Task description
Restate all the material verbatim, except for the pictures.

──────

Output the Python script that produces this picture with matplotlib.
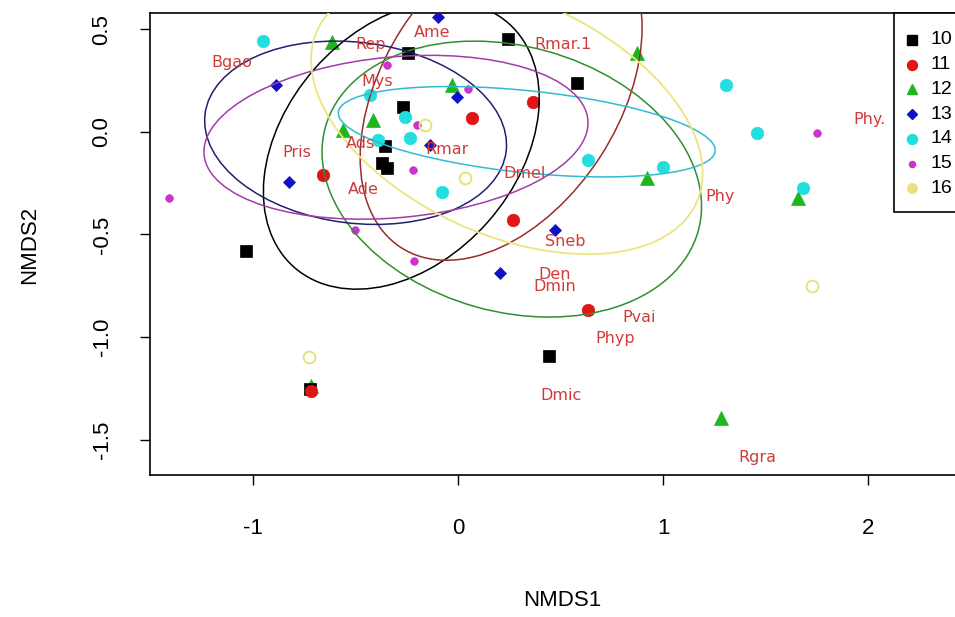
import numpy as np
import matplotlib.pyplot as plt
from matplotlib.patches import Ellipse, Rectangle
from matplotlib.lines import Line2D

plt.rcParams['font.family'] = ['Liberation Sans', 'DejaVu Sans']

# site scores per group (NMDS1, NMDS2)
x10 = [0.242, -0.245, 0.579, -0.270, -0.358, -0.372, -0.348, -1.036, 0.442, -0.724]
y10 = [0.454, 0.385, 0.239, 0.122, -0.068, -0.151, -0.176, -0.580, -1.093, -1.254]
x11 = [0.364, 0.067, -0.660, 0.267, 0.633, -0.718]
y11 = [0.146, 0.068, -0.210, -0.429, -0.868, -1.263]
x12 = [-0.616, -0.031, -0.416, -0.562, 0.872, 0.920, 1.657, 1.281, -0.719]
y12 = [0.439, 0.229, 0.059, 0.010, 0.385, -0.224, -0.322, -1.395, -1.239]
x13 = [-0.099, -0.889, -0.006, -0.138, -0.826, 0.472, 0.203]
y13 = [0.561, 0.229, 0.171, -0.063, -0.244, -0.478, -0.688]
x14 = [-0.953, -0.431, -0.260, -0.393, -0.236, -0.080, 0.633, 0.999, 1.306, 1.457, 1.681]
y14 = [0.444, 0.180, 0.073, -0.039, -0.029, -0.293, -0.137, -0.171, 0.229, -0.005, -0.273]
x15 = [-1.411, -0.349, 0.047, -0.201, -0.221, -0.504, -0.216, 1.749]
y15 = [-0.322, 0.327, 0.210, 0.034, -0.185, -0.478, -0.629, -0.005]
x16 = [-0.163, 0.033, -0.729, 1.725]
y16 = [0.034, -0.224, -1.098, -0.751]

groups = ["10", "11", "12", "13", "14", "15", "16"]
xs = [x10, x11, x12, x13, x14, x15, x16]
ys = [y10, y11, y12, y13, y14, y15, y16]

# group ellipses: centre x, centre y, semi-axis 1, semi-axis 2, angle (deg)
ell_cx = [-0.278, 0.209, 0.261, -0.501, 0.334, -0.304, 0.237]
ell_cy = [-0.065, 0.192, -0.230, -0.004, 0.001, -0.026, 0.075]
ell_a = [0.792, 0.900, 0.944, 0.740, 0.924, 0.940, 1.016]
ell_b = [0.564, 0.576, 0.647, 0.441, 0.200, 0.392, 0.575]
ell_ang = [-131.3, -122.9, 164.4, 172.9, 174.1, -174.8, 155.6]

# species scores
sp_names = ["Ame", "Rep", "Rmar.1", "Bgao", "Mys", "Ads", "Pris", "Ade", "Rmar", "Dmel",
            "Phy.", "Phy", "Sneb", "Den", "Dmin", "Pvai", "Phyp", "Dmic", "Rgra"]
sp_x = [-0.128, -0.427, 0.511, -1.104, -0.397, -0.475, -0.787, -0.465, -0.055, 0.325,
        2.008, 1.276, 0.520, 0.472, 0.472, 0.881, 0.765, 0.501, 1.461]
sp_y = [0.483, 0.424, 0.424, 0.337, 0.244, -0.054, -0.098, -0.283, -0.088, -0.205,
        0.059, -0.317, -0.532, -0.693, -0.756, -0.907, -1.005, -1.283, -1.590]

pt_colors = ['#000000', '#e01515', '#1fb51f', '#1010c8', '#22dede', '#cc33cc', '#e8e27a']
ell_colors = ['#000000', '#9a2c2c', '#2f8f2f', '#202070', '#30bcd0', '#a23ca8', '#ece57e']
markers = ['s', 'o', '^', 'D', 'o', 'o', 'o']
msizes = [9, 9, 9.5, 6.5, 9, 5.5, 8.5]
zorders = [3.1, 3.2, 3.0, 3.1, 3.1, 3.1, 3.1]

W, H = 955, 617
fig = plt.figure(figsize=(W/100, H/100), dpi=100)
ax = fig.add_axes([150/W, 142/H, 815/W, 462/H])

for i in range(7):
    hollow = groups[i] == "16"
    ax.plot(xs[i], ys[i], linestyle='none', marker=markers[i], ms=msizes[i],
            color=pt_colors[i], mfc='none' if hollow else pt_colors[i],
            mew=1.4 if hollow else 0.5, zorder=zorders[i])

for i in range(7):
    e = Ellipse((ell_cx[i], ell_cy[i]), 2*ell_a[i], 2*ell_b[i], angle=ell_ang[i],
                fill=False, edgecolor=ell_colors[i], lw=1.3 if i == 6 else 1.1, zorder=4)
    ax.add_patch(e)

for n, sx, sy in zip(sp_names, sp_x, sp_y):
    ax.text(sx, sy, n, color='#d23a3a', fontsize=11.5, family='DejaVu Sans',
            ha='center', va='center', zorder=5)

ax.set_xlim(-1.504, 2.472)
ax.set_ylim(-1.673, 0.580)
ax.set_xticks([-1, 0, 1, 2])
ax.set_xticklabels(["-1", "0", "1", "2"])
ax.set_yticks([-1.5, -1.0, -0.5, 0.0, 0.5])
ax.set_yticklabels(["-1.5", "-1.0", "-0.5", "0.0", "0.5"], rotation=90, va='center')
ax.tick_params(direction='out', length=7, width=1, labelsize=16, pad=20)
ax.tick_params(axis='x', pad=24)
for s in ax.spines.values():
    s.set_linewidth(1.2)

fig.text(562/W, 1 - 600/H, "NMDS1", fontsize=16, ha='center', va='center')
fig.text(30/W, 1 - 245/H, "NMDS2", fontsize=16, ha='center', va='center', rotation=90)

# legend box, drawn in figure pixels (right side runs off the picture)
fig.add_artist(Rectangle((894/W, 1 - 212/H), 80/W, 199/H, transform=fig.transFigure,
                         facecolor='white', edgecolor='black', lw=1.2, zorder=6))
for i in range(7):
    py = 40 + 24.7*i
    fig.add_artist(Line2D([912/W], [1 - py/H], transform=fig.transFigure, linestyle='none',
                          marker=markers[i], ms=msizes[i]*0.8, color=pt_colors[i],
                          mfc=pt_colors[i], zorder=7))
    fig.text(930/W, 1 - py/H, groups[i], fontsize=14, ha='left', va='center', zorder=7)

fig.savefig('out.png')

──────

Response
Output the Python script that produces this picture with matplotlib.
import numpy as np
import matplotlib.pyplot as plt
from matplotlib.patches import Ellipse, Rectangle
from matplotlib.lines import Line2D

plt.rcParams['font.family'] = ['Liberation Sans', 'DejaVu Sans']

# site scores per group (NMDS1, NMDS2)
x10 = [0.242, -0.245, 0.579, -0.270, -0.358, -0.372, -0.348, -1.036, 0.442, -0.724]
y10 = [0.454, 0.385, 0.239, 0.122, -0.068, -0.151, -0.176, -0.580, -1.093, -1.254]
x11 = [0.364, 0.067, -0.660, 0.267, 0.633, -0.718]
y11 = [0.146, 0.068, -0.210, -0.429, -0.868, -1.263]
x12 = [-0.616, -0.031, -0.416, -0.562, 0.872, 0.920, 1.657, 1.281, -0.719]
y12 = [0.439, 0.229, 0.059, 0.010, 0.385, -0.224, -0.322, -1.395, -1.239]
x13 = [-0.099, -0.889, -0.006, -0.138, -0.826, 0.472, 0.203]
y13 = [0.561, 0.229, 0.171, -0.063, -0.244, -0.478, -0.688]
x14 = [-0.953, -0.431, -0.260, -0.393, -0.236, -0.080, 0.633, 0.999, 1.306, 1.457, 1.681]
y14 = [0.444, 0.180, 0.073, -0.039, -0.029, -0.293, -0.137, -0.171, 0.229, -0.005, -0.273]
x15 = [-1.411, -0.349, 0.047, -0.201, -0.221, -0.504, -0.216, 1.749]
y15 = [-0.322, 0.327, 0.210, 0.034, -0.185, -0.478, -0.629, -0.005]
x16 = [-0.163, 0.033, -0.729, 1.725]
y16 = [0.034, -0.224, -1.098, -0.751]

groups = ["10", "11", "12", "13", "14", "15", "16"]
xs = [x10, x11, x12, x13, x14, x15, x16]
ys = [y10, y11, y12, y13, y14, y15, y16]

# group ellipses: centre x, centre y, semi-axis 1, semi-axis 2, angle (deg)
ell_cx = [-0.278, 0.209, 0.261, -0.501, 0.334, -0.304, 0.237]
ell_cy = [-0.065, 0.192, -0.230, -0.004, 0.001, -0.026, 0.075]
ell_a = [0.792, 0.900, 0.944, 0.740, 0.924, 0.940, 1.016]
ell_b = [0.564, 0.576, 0.647, 0.441, 0.200, 0.392, 0.575]
ell_ang = [-131.3, -122.9, 164.4, 172.9, 174.1, -174.8, 155.6]

# species scores
sp_names = ["Ame", "Rep", "Rmar.1", "Bgao", "Mys", "Ads", "Pris", "Ade", "Rmar", "Dmel",
            "Phy.", "Phy", "Sneb", "Den", "Dmin", "Pvai", "Phyp", "Dmic", "Rgra"]
sp_x = [-0.128, -0.427, 0.511, -1.104, -0.397, -0.475, -0.787, -0.465, -0.055, 0.325,
        2.008, 1.276, 0.520, 0.472, 0.472, 0.881, 0.765, 0.501, 1.461]
sp_y = [0.483, 0.424, 0.424, 0.337, 0.244, -0.054, -0.098, -0.283, -0.088, -0.205,
        0.059, -0.317, -0.532, -0.693, -0.756, -0.907, -1.005, -1.283, -1.590]

pt_colors = ['#000000', '#e01515', '#1fb51f', '#1010c8', '#22dede', '#cc33cc', '#e8e27a']
ell_colors = ['#000000', '#9a2c2c', '#2f8f2f', '#202070', '#30bcd0', '#a23ca8', '#ece57e']
markers = ['s', 'o', '^', 'D', 'o', 'o', 'o']
msizes = [9, 9, 9.5, 6.5, 9, 5.5, 8.5]
zorders = [3.1, 3.2, 3.0, 3.1, 3.1, 3.1, 3.1]

W, H = 955, 617
fig = plt.figure(figsize=(W/100, H/100), dpi=100)
ax = fig.add_axes([150/W, 142/H, 815/W, 462/H])

for i in range(7):
    hollow = groups[i] == "16"
    ax.plot(xs[i], ys[i], linestyle='none', marker=markers[i], ms=msizes[i],
            color=pt_colors[i], mfc='none' if hollow else pt_colors[i],
            mew=1.4 if hollow else 0.5, zorder=zorders[i])

for i in range(7):
    e = Ellipse((ell_cx[i], ell_cy[i]), 2*ell_a[i], 2*ell_b[i], angle=ell_ang[i],
                fill=False, edgecolor=ell_colors[i], lw=1.3 if i == 6 else 1.1, zorder=4)
    ax.add_patch(e)

for n, sx, sy in zip(sp_names, sp_x, sp_y):
    ax.text(sx, sy, n, color='#d23a3a', fontsize=11.5, family='DejaVu Sans',
            ha='center', va='center', zorder=5)

ax.set_xlim(-1.504, 2.472)
ax.set_ylim(-1.673, 0.580)
ax.set_xticks([-1, 0, 1, 2])
ax.set_xticklabels(["-1", "0", "1", "2"])
ax.set_yticks([-1.5, -1.0, -0.5, 0.0, 0.5])
ax.set_yticklabels(["-1.5", "-1.0", "-0.5", "0.0", "0.5"], rotation=90, va='center')
ax.tick_params(direction='out', length=7, width=1, labelsize=16, pad=20)
ax.tick_params(axis='x', pad=24)
for s in ax.spines.values():
    s.set_linewidth(1.2)

fig.text(562/W, 1 - 600/H, "NMDS1", fontsize=16, ha='center', va='center')
fig.text(30/W, 1 - 245/H, "NMDS2", fontsize=16, ha='center', va='center', rotation=90)

# legend box, drawn in figure pixels (right side runs off the picture)
fig.add_artist(Rectangle((894/W, 1 - 212/H), 80/W, 199/H, transform=fig.transFigure,
                         facecolor='white', edgecolor='black', lw=1.2, zorder=6))
for i in range(7):
    py = 40 + 24.7*i
    fig.add_artist(Line2D([912/W], [1 - py/H], transform=fig.transFigure, linestyle='none',
                          marker=markers[i], ms=msizes[i]*0.8, color=pt_colors[i],
                          mfc=pt_colors[i], zorder=7))
    fig.text(930/W, 1 - py/H, groups[i], fontsize=14, ha='left', va='center', zorder=7)

fig.savefig('out.png')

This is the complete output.